29. The method of claim 28, further comprising, prior to the executing:

determining whether a prefetch request exists addressed to the first cache line as the read request,

if so, determining whether the prefetch request has been posted on the communication bus, and

if so, delaying execution of the load-lock instruction until the prefetch request has been globally observed.

30. The method of claim 29, wherein if the prefetch request has not been posted on the communication bus, terminating the prefetch request.

31. The method of claim 29, further comprising, pursuant to the prefetch request, allocating an entry in a write combining buffer for the prefetch request, and setting a flag in the entry to associate the entry with a store-unlock instruction.

32. The method of claim 31, further comprising locking the entry in the write combining buffer when the flag is set.

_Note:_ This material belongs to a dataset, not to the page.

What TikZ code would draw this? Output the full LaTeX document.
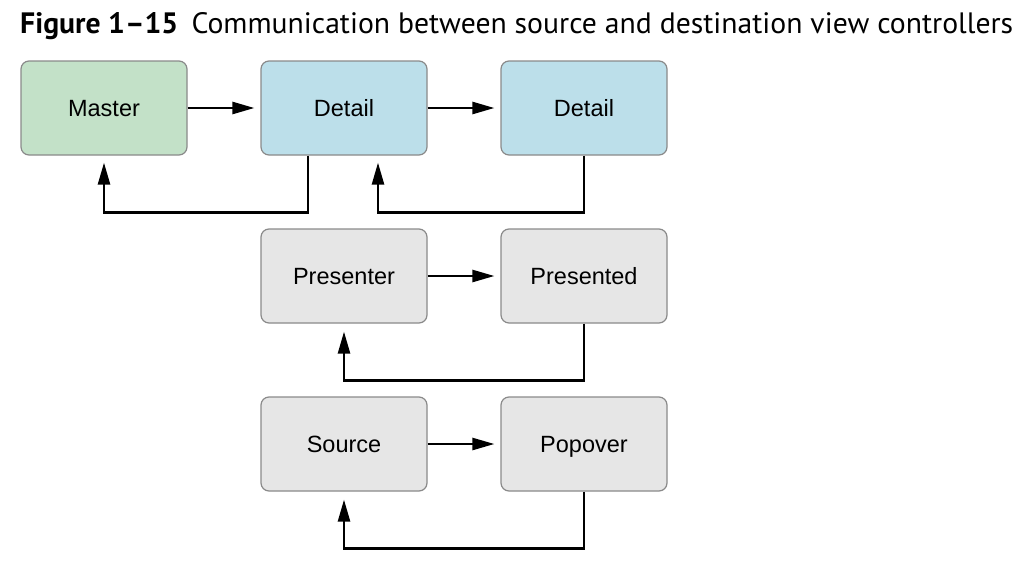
\documentclass[tikz,border=0pt]{standalone}
\usepackage{fontspec}
\setmainfont{Liberation Sans}
\newfontfamily\titlefont{PT Sans}
\usetikzlibrary{arrows.meta}
\definecolor{boxgreen}{HTML}{C3E1C8}
\definecolor{boxblue}{HTML}{BCDFEA}
\definecolor{boxgray}{HTML}{E6E6E6}
\definecolor{boxline}{HTML}{8A8A8A}
\begin{document}
\begin{tikzpicture}[x=1pt,y=-1pt,
  vc/.style={draw=boxline,line width=1.2pt,rounded corners=8pt,minimum width=166pt,minimum height=94pt,inner sep=0pt,text height=20pt,text depth=4pt,font=\fontsize{23.5}{28}\selectfont},
  gbox/.style={vc,fill=boxgreen},
  bbox/.style={vc,fill=boxblue},
  ybox/.style={vc,fill=boxgray},
  arr/.style={line width=2.5pt,-{Triangle[length=22pt,width=12pt]}}]
\useasboundingbox (0,0) rectangle (1036,584);
\node[anchor=base west,inner sep=0pt] (title) at (20,33) {\resizebox{993pt}{21pt}{\titlefont\fontsize{25}{30}\selectfont\textbf{Figure 1–15}\hspace{0.45em}Communication between source and destination view controllers}};
\node[gbox] (m) at (104,108) {Master};
\node[bbox] (d1) at (344,108) {Detail};
\node[bbox] (d2) at (584,108) {Detail};
\node[ybox] (pr) at (344,276) {Presenter};
\node[ybox] (pd) at (584,276) {Presented};
\node[ybox] (s) at (344,444) {Source};
\node[ybox] (p) at (584,444) {Popover};
\draw[arr] (m.east) -- ([xshift=-6pt]d1.west);
\draw[arr] (d1.east) -- ([xshift=-6pt]d2.west);
\draw[arr] (pr.east) -- ([xshift=-6pt]pd.west);
\draw[arr] (s.east) -- ([xshift=-6pt]p.west);
\draw[arr] ([xshift=-36pt]d1.south) -- ++(0,57) -| ([yshift=-7pt]m.south);
\draw[arr] (d2.south) -- ++(0,57) -| ([xshift=34pt,yshift=-7pt]d1.south);
\draw[arr] (pd.south) -- ++(0,57) -| ([yshift=-8pt]pr.south);
\draw[arr] (p.south) -- ++(0,57) -| ([yshift=-8pt]s.south);
\end{tikzpicture}
\end{document}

33. The method of claim 31, further comprising clearing the entry when the load-lock instruction is retired.

34. The method of claim 31, further comprising clearing the lock scoreboard when the load-lock instruction is retired.

35. The method of claim 29, further comprising, in a multi-agent computer system and pursuant to the prefetch request:

if some agent other than the system memory stores a more current copy of data at the first cache line than is stored in the system memory, providing the more current copy of data by the agent; and

otherwise, providing a copy of data at the first cache line by the system memory.

36. The method of claim 28, further comprising, in a multi-agent computer system and pursuant to the read request:

if some agent other than the system memory stores a more current copy of data at the first cache line than is stored in the system memory, providing the more current copy of data by the agent; and

otherwise, providing a copy of data at the first cache line by the system memory.

37. A multi-agent computer system, comprising:

a plurality of agents interconnected via a common bus;

at least one agent comprising, a processor core comprising an execution unit, a lock scoreboard having fields to store data relating to retirement conditions associated with a load-lock instruction, and a communication circuit coupled to the common bus and, during execution of the load-lock instruction, issuing a read request with an indicator that identifies a lock to be applied,

at least one other agent comprising a system memory, responsive to the read request having the indicator by locking an addressed memory location of the system memory against use by any other agent.

38. The system of claim 36, wherein the system memory is responsive to a write request identifying the addressed memory location, the write request having an unlock identifier, by unlocking the addressed memory location.